Without knowing what kind of data those datasets store and what is the physical meaning of their dimensions it is difficult to offer any suggestion.
The HDF5 array datatype cannot allow zero-sized dimensions because how many bytes each dataset element takes is critical information and there cannot be resizing array datatype afterward.
Here is an example output of a compound data type. In this case, no array has zero-sized dimension. In other cases, some arrays may have zero-sized dimension, for example, edge_index_3d_u can be of dimension size [2][0]. Whether an array has zero-sized dimensions is determined by the simulation. The structure of the compound type remains the same for all datasets, except for the 2nd dimension size of each array.
Thanks for sharing your output’s format. It is quite unconventional for me. I’d turn each of the H5T_ARRAY fields into a separate HDF5 dataset – /0/edge_index_3d_u, /0/edge_index_3d_v, etc. – because this enables you to resize the datasets based on the simulation results. And h5py gives you a NumPy array for each of the datasets.

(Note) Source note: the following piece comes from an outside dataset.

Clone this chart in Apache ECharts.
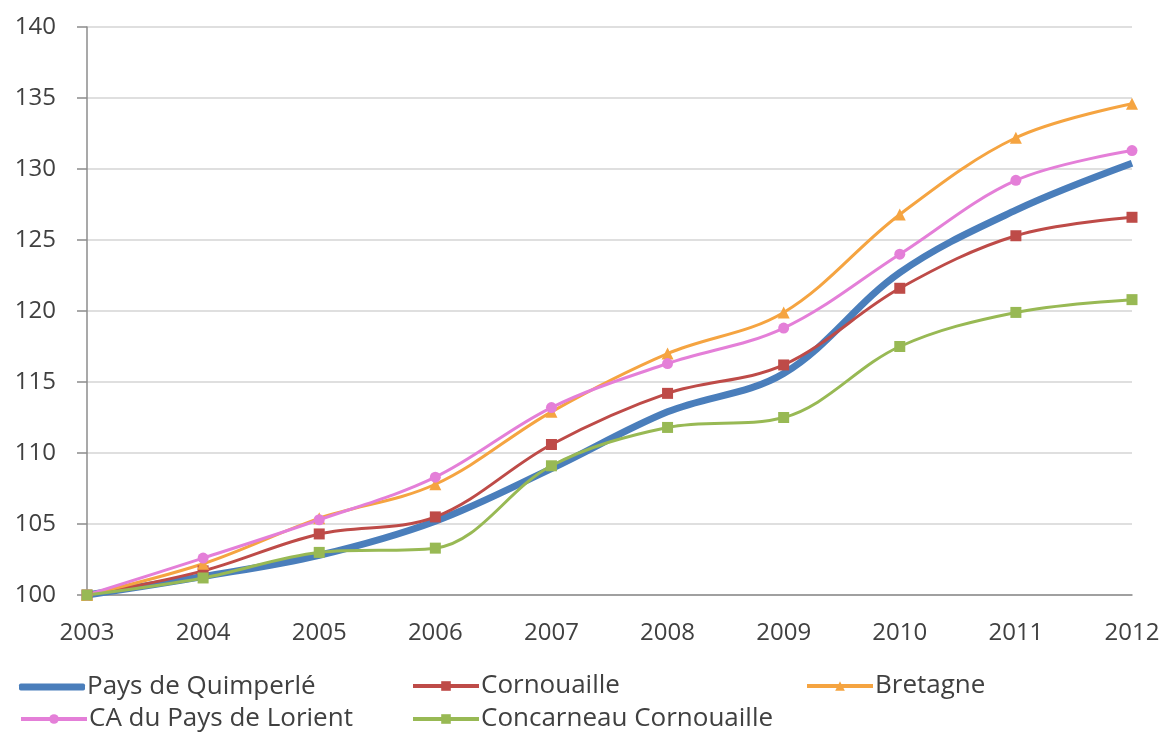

Seems like you have an ephemeral need for the data in HDF5 between simulations and ML training.
Storing the data with zero-sized dimension as separate datasets will require to add lots of checks and increase the total number of datasets in a file. I prefer not to add such overheads. Maybe I should submit a feature request in HDF5 github repo?
@wkliao, from your example train.h5, it looks like your simulation generates arrays of many different sizes. I suggest the natural way to organize this in HDF5 is to use HDF5 groups containing datasets, not compound data types containing arrays. Groups and datasets will support the zero-size arrays that you need.
My program has already been using the group/dataset approach.
Switching to compound data type was suggested by @steven
in this discussion which can improve the I/O performance for me.